START Given data
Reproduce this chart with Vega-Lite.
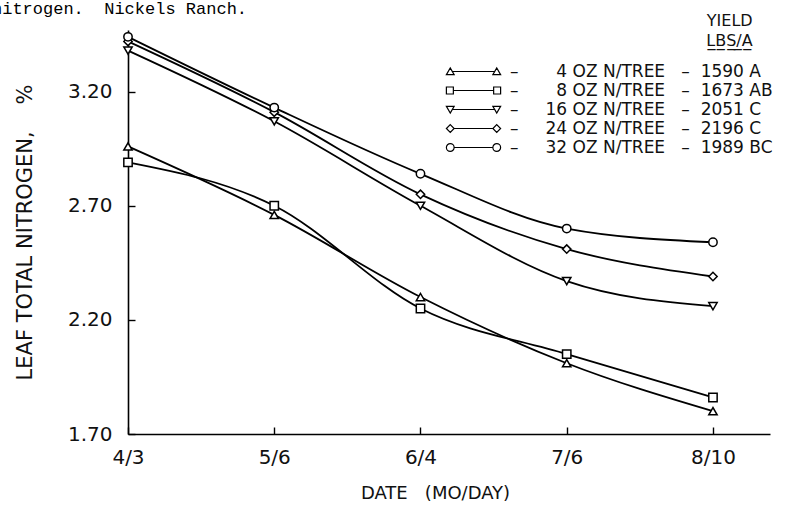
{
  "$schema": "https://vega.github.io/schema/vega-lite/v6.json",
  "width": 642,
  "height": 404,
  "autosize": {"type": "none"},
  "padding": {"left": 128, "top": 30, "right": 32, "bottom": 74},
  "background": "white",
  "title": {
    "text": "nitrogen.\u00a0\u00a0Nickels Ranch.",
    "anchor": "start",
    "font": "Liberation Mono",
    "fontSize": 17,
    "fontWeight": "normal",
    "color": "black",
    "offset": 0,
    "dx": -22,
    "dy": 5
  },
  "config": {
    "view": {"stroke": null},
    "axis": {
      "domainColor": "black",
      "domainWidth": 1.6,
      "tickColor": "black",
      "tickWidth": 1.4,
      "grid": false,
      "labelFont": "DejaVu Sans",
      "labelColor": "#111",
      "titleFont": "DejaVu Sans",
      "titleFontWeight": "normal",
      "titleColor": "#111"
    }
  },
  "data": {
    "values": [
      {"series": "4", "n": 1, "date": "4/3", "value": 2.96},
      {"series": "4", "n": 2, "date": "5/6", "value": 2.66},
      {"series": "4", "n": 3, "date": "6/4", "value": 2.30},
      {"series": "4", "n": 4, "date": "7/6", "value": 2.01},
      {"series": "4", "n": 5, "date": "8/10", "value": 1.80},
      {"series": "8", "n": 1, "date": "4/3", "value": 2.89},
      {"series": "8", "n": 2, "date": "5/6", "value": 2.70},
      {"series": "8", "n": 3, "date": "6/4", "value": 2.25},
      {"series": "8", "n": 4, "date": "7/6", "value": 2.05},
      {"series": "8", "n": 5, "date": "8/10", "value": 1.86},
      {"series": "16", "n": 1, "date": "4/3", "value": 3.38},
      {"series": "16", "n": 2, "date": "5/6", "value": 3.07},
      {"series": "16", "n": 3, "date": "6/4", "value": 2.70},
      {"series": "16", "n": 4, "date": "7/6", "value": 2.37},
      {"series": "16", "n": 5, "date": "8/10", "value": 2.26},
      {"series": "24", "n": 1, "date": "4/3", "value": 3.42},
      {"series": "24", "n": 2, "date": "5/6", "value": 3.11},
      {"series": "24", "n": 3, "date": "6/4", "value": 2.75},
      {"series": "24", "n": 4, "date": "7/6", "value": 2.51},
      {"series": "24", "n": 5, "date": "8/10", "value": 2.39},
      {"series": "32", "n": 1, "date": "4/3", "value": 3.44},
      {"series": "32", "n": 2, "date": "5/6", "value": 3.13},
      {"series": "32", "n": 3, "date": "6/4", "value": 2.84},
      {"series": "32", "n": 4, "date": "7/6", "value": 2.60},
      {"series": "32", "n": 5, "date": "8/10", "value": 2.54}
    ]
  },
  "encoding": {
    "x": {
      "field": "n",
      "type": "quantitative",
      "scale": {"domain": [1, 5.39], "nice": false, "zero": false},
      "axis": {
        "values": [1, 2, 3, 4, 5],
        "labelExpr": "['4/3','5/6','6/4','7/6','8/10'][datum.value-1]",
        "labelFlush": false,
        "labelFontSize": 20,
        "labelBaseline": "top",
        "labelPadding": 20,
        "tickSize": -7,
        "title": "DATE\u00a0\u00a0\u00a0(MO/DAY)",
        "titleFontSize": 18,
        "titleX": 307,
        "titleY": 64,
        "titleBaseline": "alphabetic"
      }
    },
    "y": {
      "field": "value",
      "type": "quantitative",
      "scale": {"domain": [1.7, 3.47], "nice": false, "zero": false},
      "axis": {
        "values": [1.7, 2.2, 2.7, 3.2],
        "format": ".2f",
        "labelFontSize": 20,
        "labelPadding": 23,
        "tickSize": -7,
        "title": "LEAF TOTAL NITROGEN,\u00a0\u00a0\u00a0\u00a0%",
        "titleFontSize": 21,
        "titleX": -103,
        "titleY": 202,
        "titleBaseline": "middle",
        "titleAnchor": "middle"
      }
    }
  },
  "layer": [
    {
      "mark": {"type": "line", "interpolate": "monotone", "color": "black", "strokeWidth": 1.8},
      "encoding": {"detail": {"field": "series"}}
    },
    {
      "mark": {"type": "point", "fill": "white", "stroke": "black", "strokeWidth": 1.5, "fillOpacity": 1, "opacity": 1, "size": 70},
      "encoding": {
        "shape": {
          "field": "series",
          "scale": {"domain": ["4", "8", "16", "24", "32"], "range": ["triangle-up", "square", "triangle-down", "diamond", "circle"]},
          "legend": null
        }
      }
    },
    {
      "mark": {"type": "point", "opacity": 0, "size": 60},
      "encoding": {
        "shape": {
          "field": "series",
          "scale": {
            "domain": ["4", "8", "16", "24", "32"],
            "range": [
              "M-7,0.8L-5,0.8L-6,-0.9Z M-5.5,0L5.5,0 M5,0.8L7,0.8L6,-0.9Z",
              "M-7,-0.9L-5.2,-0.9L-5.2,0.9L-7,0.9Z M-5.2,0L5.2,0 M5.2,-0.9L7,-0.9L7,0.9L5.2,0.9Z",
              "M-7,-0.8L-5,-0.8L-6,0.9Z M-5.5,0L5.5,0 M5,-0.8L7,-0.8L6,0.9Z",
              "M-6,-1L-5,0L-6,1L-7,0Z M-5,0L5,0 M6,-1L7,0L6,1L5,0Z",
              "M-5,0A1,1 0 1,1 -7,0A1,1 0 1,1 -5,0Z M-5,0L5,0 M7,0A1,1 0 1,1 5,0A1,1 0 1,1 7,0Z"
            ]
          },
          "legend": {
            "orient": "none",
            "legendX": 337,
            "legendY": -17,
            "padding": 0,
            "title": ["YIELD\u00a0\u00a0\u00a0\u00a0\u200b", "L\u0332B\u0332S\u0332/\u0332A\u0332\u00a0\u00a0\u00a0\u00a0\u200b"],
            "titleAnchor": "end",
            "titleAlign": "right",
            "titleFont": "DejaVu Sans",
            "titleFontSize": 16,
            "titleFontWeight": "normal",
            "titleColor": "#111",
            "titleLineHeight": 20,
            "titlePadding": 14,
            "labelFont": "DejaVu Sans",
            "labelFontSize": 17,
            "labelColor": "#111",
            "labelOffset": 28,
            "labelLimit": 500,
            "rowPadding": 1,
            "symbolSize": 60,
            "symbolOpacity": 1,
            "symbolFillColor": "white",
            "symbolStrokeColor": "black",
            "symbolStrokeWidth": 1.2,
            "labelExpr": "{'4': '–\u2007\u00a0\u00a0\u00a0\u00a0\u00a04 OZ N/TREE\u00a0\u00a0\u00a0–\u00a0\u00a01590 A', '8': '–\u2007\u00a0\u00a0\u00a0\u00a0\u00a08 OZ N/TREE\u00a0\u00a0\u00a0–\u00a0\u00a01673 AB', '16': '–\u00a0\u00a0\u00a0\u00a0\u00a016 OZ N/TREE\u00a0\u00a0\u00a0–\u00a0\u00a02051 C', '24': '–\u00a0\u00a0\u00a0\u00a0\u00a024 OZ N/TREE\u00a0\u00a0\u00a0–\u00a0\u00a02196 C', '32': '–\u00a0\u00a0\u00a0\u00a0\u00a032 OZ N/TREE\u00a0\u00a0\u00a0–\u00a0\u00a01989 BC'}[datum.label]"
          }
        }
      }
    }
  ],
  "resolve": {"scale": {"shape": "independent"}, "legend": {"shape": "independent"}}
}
END Given data
→ Task description: Reproduce the material above verbatim; omit every picture.

→ Exercise output:
Reproduce this chart with Vega-Lite.
{
  "$schema": "https://vega.github.io/schema/vega-lite/v6.json",
  "width": 642,
  "height": 404,
  "autosize": {"type": "none"},
  "padding": {"left": 128, "top": 30, "right": 32, "bottom": 74},
  "background": "white",
  "title": {
    "text": "nitrogen.\u00a0\u00a0Nickels Ranch.",
    "anchor": "start",
    "font": "Liberation Mono",
    "fontSize": 17,
    "fontWeight": "normal",
    "color": "black",
    "offset": 0,
    "dx": -22,
    "dy": 5
  },
  "config": {
    "view": {"stroke": null},
    "axis": {
      "domainColor": "black",
      "domainWidth": 1.6,
      "tickColor": "black",
      "tickWidth": 1.4,
      "grid": false,
      "labelFont": "DejaVu Sans",
      "labelColor": "#111",
      "titleFont": "DejaVu Sans",
      "titleFontWeight": "normal",
      "titleColor": "#111"
    }
  },
  "data": {
    "values": [
      {"series": "4", "n": 1, "date": "4/3", "value": 2.96},
      {"series": "4", "n": 2, "date": "5/6", "value": 2.66},
      {"series": "4", "n": 3, "date": "6/4", "value": 2.30},
      {"series": "4", "n": 4, "date": "7/6", "value": 2.01},
      {"series": "4", "n": 5, "date": "8/10", "value": 1.80},
      {"series": "8", "n": 1, "date": "4/3", "value": 2.89},
      {"series": "8", "n": 2, "date": "5/6", "value": 2.70},
      {"series": "8", "n": 3, "date": "6/4", "value": 2.25},
      {"series": "8", "n": 4, "date": "7/6", "value": 2.05},
      {"series": "8", "n": 5, "date": "8/10", "value": 1.86},
      {"series": "16", "n": 1, "date": "4/3", "value": 3.38},
      {"series": "16", "n": 2, "date": "5/6", "value": 3.07},
      {"series": "16", "n": 3, "date": "6/4", "value": 2.70},
      {"series": "16", "n": 4, "date": "7/6", "value": 2.37},
      {"series": "16", "n": 5, "date": "8/10", "value": 2.26},
      {"series": "24", "n": 1, "date": "4/3", "value": 3.42},
      {"series": "24", "n": 2, "date": "5/6", "value": 3.11},
      {"series": "24", "n": 3, "date": "6/4", "value": 2.75},
      {"series": "24", "n": 4, "date": "7/6", "value": 2.51},
      {"series": "24", "n": 5, "date": "8/10", "value": 2.39},
      {"series": "32", "n": 1, "date": "4/3", "value": 3.44},
      {"series": "32", "n": 2, "date": "5/6", "value": 3.13},
      {"series": "32", "n": 3, "date": "6/4", "value": 2.84},
      {"series": "32", "n": 4, "date": "7/6", "value": 2.60},
      {"series": "32", "n": 5, "date": "8/10", "value": 2.54}
    ]
  },
  "encoding": {
    "x": {
      "field": "n",
      "type": "quantitative",
      "scale": {"domain": [1, 5.39], "nice": false, "zero": false},
      "axis": {
        "values": [1, 2, 3, 4, 5],
        "labelExpr": "['4/3','5/6','6/4','7/6','8/10'][datum.value-1]",
        "labelFlush": false,
        "labelFontSize": 20,
        "labelBaseline": "top",
        "labelPadding": 20,
        "tickSize": -7,
        "title": "DATE\u00a0\u00a0\u00a0(MO/DAY)",
        "titleFontSize": 18,
        "titleX": 307,
        "titleY": 64,
        "titleBaseline": "alphabetic"
      }
    },
    "y": {
      "field": "value",
      "type": "quantitative",
      "scale": {"domain": [1.7, 3.47], "nice": false, "zero": false},
      "axis": {
        "values": [1.7, 2.2, 2.7, 3.2],
        "format": ".2f",
        "labelFontSize": 20,
        "labelPadding": 23,
        "tickSize": -7,
        "title": "LEAF TOTAL NITROGEN,\u00a0\u00a0\u00a0\u00a0%",
        "titleFontSize": 21,
        "titleX": -103,
        "titleY": 202,
        "titleBaseline": "middle",
        "titleAnchor": "middle"
      }
    }
  },
  "layer": [
    {
      "mark": {"type": "line", "interpolate": "monotone", "color": "black", "strokeWidth": 1.8},
      "encoding": {"detail": {"field": "series"}}
    },
    {
      "mark": {"type": "point", "fill": "white", "stroke": "black", "strokeWidth": 1.5, "fillOpacity": 1, "opacity": 1, "size": 70},
      "encoding": {
        "shape": {
          "field": "series",
          "scale": {"domain": ["4", "8", "16", "24", "32"], "range": ["triangle-up", "square", "triangle-down", "diamond", "circle"]},
          "legend": null
        }
      }
    },
    {
      "mark": {"type": "point", "opacity": 0, "size": 60},
      "encoding": {
        "shape": {
          "field": "series",
          "scale": {
            "domain": ["4", "8", "16", "24", "32"],
            "range": [
              "M-7,0.8L-5,0.8L-6,-0.9Z M-5.5,0L5.5,0 M5,0.8L7,0.8L6,-0.9Z",
              "M-7,-0.9L-5.2,-0.9L-5.2,0.9L-7,0.9Z M-5.2,0L5.2,0 M5.2,-0.9L7,-0.9L7,0.9L5.2,0.9Z",
              "M-7,-0.8L-5,-0.8L-6,0.9Z M-5.5,0L5.5,0 M5,-0.8L7,-0.8L6,0.9Z",
              "M-6,-1L-5,0L-6,1L-7,0Z M-5,0L5,0 M6,-1L7,0L6,1L5,0Z",
              "M-5,0A1,1 0 1,1 -7,0A1,1 0 1,1 -5,0Z M-5,0L5,0 M7,0A1,1 0 1,1 5,0A1,1 0 1,1 7,0Z"
            ]
          },
          "legend": {
            "orient": "none",
            "legendX": 337,
            "legendY": -17,
            "padding": 0,
            "title": ["YIELD\u00a0\u00a0\u00a0\u00a0\u200b", "L\u0332B\u0332S\u0332/\u0332A\u0332\u00a0\u00a0\u00a0\u00a0\u200b"],
            "titleAnchor": "end",
            "titleAlign": "right",
            "titleFont": "DejaVu Sans",
            "titleFontSize": 16,
            "titleFontWeight": "normal",
            "titleColor": "#111",
            "titleLineHeight": 20,
            "titlePadding": 14,
            "labelFont": "DejaVu Sans",
            "labelFontSize": 17,
            "labelColor": "#111",
            "labelOffset": 28,
            "labelLimit": 500,
            "rowPadding": 1,
            "symbolSize": 60,
            "symbolOpacity": 1,
            "symbolFillColor": "white",
            "symbolStrokeColor": "black",
            "symbolStrokeWidth": 1.2,
            "labelExpr": "{'4': '–\u2007\u00a0\u00a0\u00a0\u00a0\u00a04 OZ N/TREE\u00a0\u00a0\u00a0–\u00a0\u00a01590 A', '8': '–\u2007\u00a0\u00a0\u00a0\u00a0\u00a08 OZ N/TREE\u00a0\u00a0\u00a0–\u00a0\u00a01673 AB', '16': '–\u00a0\u00a0\u00a0\u00a0\u00a016 OZ N/TREE\u00a0\u00a0\u00a0–\u00a0\u00a02051 C', '24': '–\u00a0\u00a0\u00a0\u00a0\u00a024 OZ N/TREE\u00a0\u00a0\u00a0–\u00a0\u00a02196 C', '32': '–\u00a0\u00a0\u00a0\u00a0\u00a032 OZ N/TREE\u00a0\u00a0\u00a0–\u00a0\u00a01989 BC'}[datum.label]"
          }
        }
      }
    }
  ],
  "resolve": {"scale": {"shape": "independent"}, "legend": {"shape": "independent"}}
}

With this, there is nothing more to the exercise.